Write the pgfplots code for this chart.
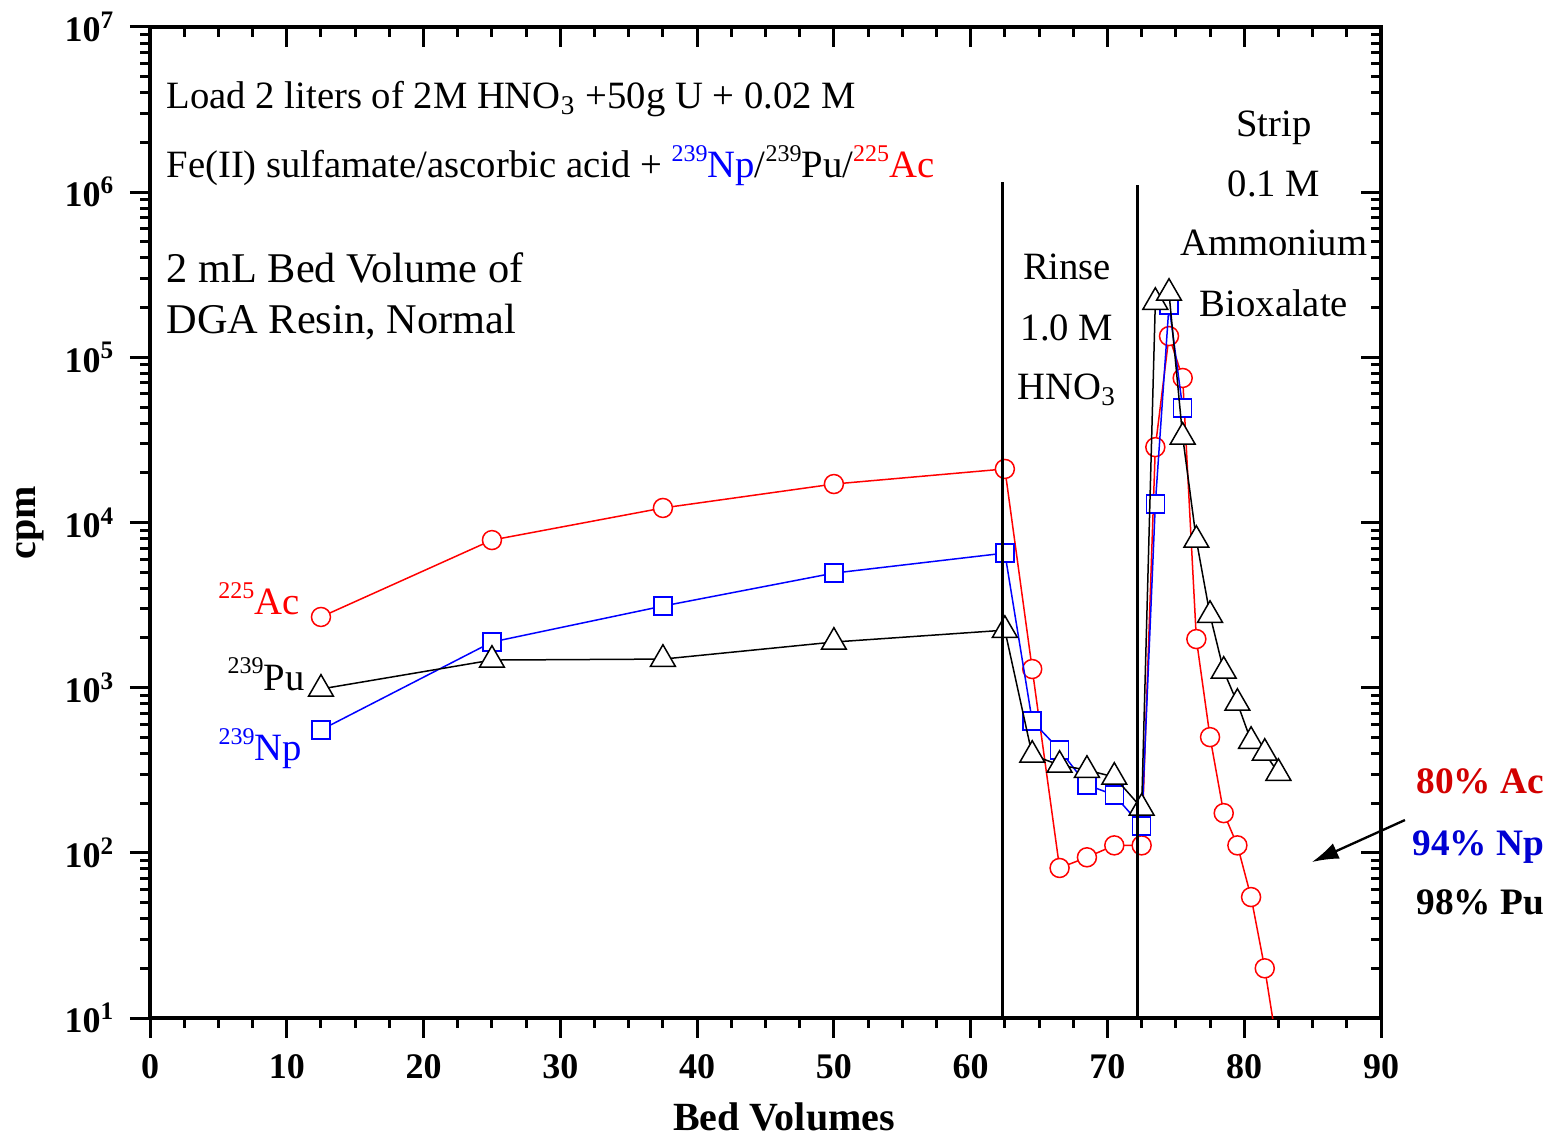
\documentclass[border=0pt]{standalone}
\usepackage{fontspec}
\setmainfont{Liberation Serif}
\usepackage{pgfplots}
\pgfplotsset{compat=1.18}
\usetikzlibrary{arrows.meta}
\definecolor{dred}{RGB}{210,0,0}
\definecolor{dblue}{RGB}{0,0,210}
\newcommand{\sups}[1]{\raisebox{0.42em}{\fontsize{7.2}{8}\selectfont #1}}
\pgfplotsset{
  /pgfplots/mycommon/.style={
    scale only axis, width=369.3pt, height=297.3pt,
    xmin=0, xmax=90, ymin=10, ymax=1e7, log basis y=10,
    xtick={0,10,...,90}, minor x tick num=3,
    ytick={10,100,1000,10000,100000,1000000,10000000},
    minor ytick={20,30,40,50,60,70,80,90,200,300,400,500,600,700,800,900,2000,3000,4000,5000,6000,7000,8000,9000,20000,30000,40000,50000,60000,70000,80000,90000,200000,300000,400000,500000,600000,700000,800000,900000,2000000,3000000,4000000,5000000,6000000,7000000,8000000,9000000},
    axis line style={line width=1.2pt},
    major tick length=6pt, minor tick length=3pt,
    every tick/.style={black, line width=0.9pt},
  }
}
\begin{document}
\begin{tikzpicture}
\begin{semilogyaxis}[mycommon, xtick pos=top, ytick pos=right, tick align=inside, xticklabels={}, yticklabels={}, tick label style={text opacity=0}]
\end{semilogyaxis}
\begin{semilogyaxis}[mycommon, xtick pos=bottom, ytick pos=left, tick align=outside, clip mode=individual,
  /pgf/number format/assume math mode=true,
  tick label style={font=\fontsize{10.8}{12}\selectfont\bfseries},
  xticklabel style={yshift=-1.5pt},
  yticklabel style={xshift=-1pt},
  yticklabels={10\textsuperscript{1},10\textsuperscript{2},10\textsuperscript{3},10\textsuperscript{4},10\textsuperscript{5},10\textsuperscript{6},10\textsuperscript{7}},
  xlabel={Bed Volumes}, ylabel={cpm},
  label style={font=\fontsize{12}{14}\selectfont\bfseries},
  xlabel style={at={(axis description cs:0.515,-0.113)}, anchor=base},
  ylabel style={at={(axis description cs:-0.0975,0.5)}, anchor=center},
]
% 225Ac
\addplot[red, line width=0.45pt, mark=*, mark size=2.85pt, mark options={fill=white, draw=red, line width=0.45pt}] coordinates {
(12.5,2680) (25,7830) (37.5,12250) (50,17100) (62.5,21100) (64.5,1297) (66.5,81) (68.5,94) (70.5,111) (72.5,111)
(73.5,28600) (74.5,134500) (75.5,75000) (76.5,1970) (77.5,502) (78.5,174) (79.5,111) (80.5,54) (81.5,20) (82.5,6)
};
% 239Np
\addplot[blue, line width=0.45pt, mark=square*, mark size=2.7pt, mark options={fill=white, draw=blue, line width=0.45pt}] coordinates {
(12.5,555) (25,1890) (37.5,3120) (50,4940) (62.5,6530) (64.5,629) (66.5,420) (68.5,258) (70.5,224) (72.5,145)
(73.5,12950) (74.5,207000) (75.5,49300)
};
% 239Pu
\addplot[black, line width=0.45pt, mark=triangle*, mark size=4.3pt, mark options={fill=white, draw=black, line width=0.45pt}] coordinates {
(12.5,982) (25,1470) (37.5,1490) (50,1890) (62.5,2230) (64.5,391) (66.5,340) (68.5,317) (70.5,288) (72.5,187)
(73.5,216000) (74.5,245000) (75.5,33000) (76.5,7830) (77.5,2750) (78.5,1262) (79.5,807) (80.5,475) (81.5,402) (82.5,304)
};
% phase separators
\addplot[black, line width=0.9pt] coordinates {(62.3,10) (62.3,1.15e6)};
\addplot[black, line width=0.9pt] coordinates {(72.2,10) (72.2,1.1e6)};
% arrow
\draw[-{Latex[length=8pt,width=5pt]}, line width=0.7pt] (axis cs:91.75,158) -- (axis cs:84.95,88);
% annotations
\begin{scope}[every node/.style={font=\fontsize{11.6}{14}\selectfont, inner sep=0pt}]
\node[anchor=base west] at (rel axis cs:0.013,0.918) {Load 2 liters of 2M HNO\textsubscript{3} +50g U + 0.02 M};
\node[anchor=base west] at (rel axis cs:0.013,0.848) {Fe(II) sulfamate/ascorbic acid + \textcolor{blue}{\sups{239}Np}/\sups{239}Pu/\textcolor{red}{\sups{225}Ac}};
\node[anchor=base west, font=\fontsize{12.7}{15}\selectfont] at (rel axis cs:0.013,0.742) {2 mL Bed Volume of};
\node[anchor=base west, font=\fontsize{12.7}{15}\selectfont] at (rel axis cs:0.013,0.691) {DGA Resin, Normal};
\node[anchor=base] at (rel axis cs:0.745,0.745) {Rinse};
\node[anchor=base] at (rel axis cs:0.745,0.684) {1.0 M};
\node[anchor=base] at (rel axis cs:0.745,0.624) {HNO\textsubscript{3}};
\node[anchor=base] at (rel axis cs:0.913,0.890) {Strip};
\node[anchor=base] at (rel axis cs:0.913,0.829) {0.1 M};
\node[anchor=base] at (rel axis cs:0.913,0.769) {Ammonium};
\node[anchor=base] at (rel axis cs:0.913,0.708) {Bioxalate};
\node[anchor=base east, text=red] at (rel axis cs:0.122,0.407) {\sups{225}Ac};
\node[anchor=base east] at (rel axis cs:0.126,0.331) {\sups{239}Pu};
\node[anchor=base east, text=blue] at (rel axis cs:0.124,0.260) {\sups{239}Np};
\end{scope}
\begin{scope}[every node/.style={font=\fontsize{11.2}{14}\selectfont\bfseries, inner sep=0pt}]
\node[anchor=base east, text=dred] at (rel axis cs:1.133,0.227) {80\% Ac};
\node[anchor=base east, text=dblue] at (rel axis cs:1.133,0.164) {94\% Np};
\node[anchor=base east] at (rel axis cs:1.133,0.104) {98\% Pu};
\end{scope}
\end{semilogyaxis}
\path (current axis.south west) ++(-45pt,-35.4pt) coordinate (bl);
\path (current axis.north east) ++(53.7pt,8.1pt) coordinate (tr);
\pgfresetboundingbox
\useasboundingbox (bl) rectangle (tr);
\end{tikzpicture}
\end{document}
┄┄┄┄┄┄
Work to be completed:
Your copy of the data above should match it exactly, except that pictures are left out.

Answer:
Write the pgfplots code for this chart.
\documentclass[border=0pt]{standalone}
\usepackage{fontspec}
\setmainfont{Liberation Serif}
\usepackage{pgfplots}
\pgfplotsset{compat=1.18}
\usetikzlibrary{arrows.meta}
\definecolor{dred}{RGB}{210,0,0}
\definecolor{dblue}{RGB}{0,0,210}
\newcommand{\sups}[1]{\raisebox{0.42em}{\fontsize{7.2}{8}\selectfont #1}}
\pgfplotsset{
  /pgfplots/mycommon/.style={
    scale only axis, width=369.3pt, height=297.3pt,
    xmin=0, xmax=90, ymin=10, ymax=1e7, log basis y=10,
    xtick={0,10,...,90}, minor x tick num=3,
    ytick={10,100,1000,10000,100000,1000000,10000000},
    minor ytick={20,30,40,50,60,70,80,90,200,300,400,500,600,700,800,900,2000,3000,4000,5000,6000,7000,8000,9000,20000,30000,40000,50000,60000,70000,80000,90000,200000,300000,400000,500000,600000,700000,800000,900000,2000000,3000000,4000000,5000000,6000000,7000000,8000000,9000000},
    axis line style={line width=1.2pt},
    major tick length=6pt, minor tick length=3pt,
    every tick/.style={black, line width=0.9pt},
  }
}
\begin{document}
\begin{tikzpicture}
\begin{semilogyaxis}[mycommon, xtick pos=top, ytick pos=right, tick align=inside, xticklabels={}, yticklabels={}, tick label style={text opacity=0}]
\end{semilogyaxis}
\begin{semilogyaxis}[mycommon, xtick pos=bottom, ytick pos=left, tick align=outside, clip mode=individual,
  /pgf/number format/assume math mode=true,
  tick label style={font=\fontsize{10.8}{12}\selectfont\bfseries},
  xticklabel style={yshift=-1.5pt},
  yticklabel style={xshift=-1pt},
  yticklabels={10\textsuperscript{1},10\textsuperscript{2},10\textsuperscript{3},10\textsuperscript{4},10\textsuperscript{5},10\textsuperscript{6},10\textsuperscript{7}},
  xlabel={Bed Volumes}, ylabel={cpm},
  label style={font=\fontsize{12}{14}\selectfont\bfseries},
  xlabel style={at={(axis description cs:0.515,-0.113)}, anchor=base},
  ylabel style={at={(axis description cs:-0.0975,0.5)}, anchor=center},
]
% 225Ac
\addplot[red, line width=0.45pt, mark=*, mark size=2.85pt, mark options={fill=white, draw=red, line width=0.45pt}] coordinates {
(12.5,2680) (25,7830) (37.5,12250) (50,17100) (62.5,21100) (64.5,1297) (66.5,81) (68.5,94) (70.5,111) (72.5,111)
(73.5,28600) (74.5,134500) (75.5,75000) (76.5,1970) (77.5,502) (78.5,174) (79.5,111) (80.5,54) (81.5,20) (82.5,6)
};
% 239Np
\addplot[blue, line width=0.45pt, mark=square*, mark size=2.7pt, mark options={fill=white, draw=blue, line width=0.45pt}] coordinates {
(12.5,555) (25,1890) (37.5,3120) (50,4940) (62.5,6530) (64.5,629) (66.5,420) (68.5,258) (70.5,224) (72.5,145)
(73.5,12950) (74.5,207000) (75.5,49300)
};
% 239Pu
\addplot[black, line width=0.45pt, mark=triangle*, mark size=4.3pt, mark options={fill=white, draw=black, line width=0.45pt}] coordinates {
(12.5,982) (25,1470) (37.5,1490) (50,1890) (62.5,2230) (64.5,391) (66.5,340) (68.5,317) (70.5,288) (72.5,187)
(73.5,216000) (74.5,245000) (75.5,33000) (76.5,7830) (77.5,2750) (78.5,1262) (79.5,807) (80.5,475) (81.5,402) (82.5,304)
};
% phase separators
\addplot[black, line width=0.9pt] coordinates {(62.3,10) (62.3,1.15e6)};
\addplot[black, line width=0.9pt] coordinates {(72.2,10) (72.2,1.1e6)};
% arrow
\draw[-{Latex[length=8pt,width=5pt]}, line width=0.7pt] (axis cs:91.75,158) -- (axis cs:84.95,88);
% annotations
\begin{scope}[every node/.style={font=\fontsize{11.6}{14}\selectfont, inner sep=0pt}]
\node[anchor=base west] at (rel axis cs:0.013,0.918) {Load 2 liters of 2M HNO\textsubscript{3} +50g U + 0.02 M};
\node[anchor=base west] at (rel axis cs:0.013,0.848) {Fe(II) sulfamate/ascorbic acid + \textcolor{blue}{\sups{239}Np}/\sups{239}Pu/\textcolor{red}{\sups{225}Ac}};
\node[anchor=base west, font=\fontsize{12.7}{15}\selectfont] at (rel axis cs:0.013,0.742) {2 mL Bed Volume of};
\node[anchor=base west, font=\fontsize{12.7}{15}\selectfont] at (rel axis cs:0.013,0.691) {DGA Resin, Normal};
\node[anchor=base] at (rel axis cs:0.745,0.745) {Rinse};
\node[anchor=base] at (rel axis cs:0.745,0.684) {1.0 M};
\node[anchor=base] at (rel axis cs:0.745,0.624) {HNO\textsubscript{3}};
\node[anchor=base] at (rel axis cs:0.913,0.890) {Strip};
\node[anchor=base] at (rel axis cs:0.913,0.829) {0.1 M};
\node[anchor=base] at (rel axis cs:0.913,0.769) {Ammonium};
\node[anchor=base] at (rel axis cs:0.913,0.708) {Bioxalate};
\node[anchor=base east, text=red] at (rel axis cs:0.122,0.407) {\sups{225}Ac};
\node[anchor=base east] at (rel axis cs:0.126,0.331) {\sups{239}Pu};
\node[anchor=base east, text=blue] at (rel axis cs:0.124,0.260) {\sups{239}Np};
\end{scope}
\begin{scope}[every node/.style={font=\fontsize{11.2}{14}\selectfont\bfseries, inner sep=0pt}]
\node[anchor=base east, text=dred] at (rel axis cs:1.133,0.227) {80\% Ac};
\node[anchor=base east, text=dblue] at (rel axis cs:1.133,0.164) {94\% Np};
\node[anchor=base east] at (rel axis cs:1.133,0.104) {98\% Pu};
\end{scope}
\end{semilogyaxis}
\path (current axis.south west) ++(-45pt,-35.4pt) coordinate (bl);
\path (current axis.north east) ++(53.7pt,8.1pt) coordinate (tr);
\pgfresetboundingbox
\useasboundingbox (bl) rectangle (tr);
\end{tikzpicture}
\end{document}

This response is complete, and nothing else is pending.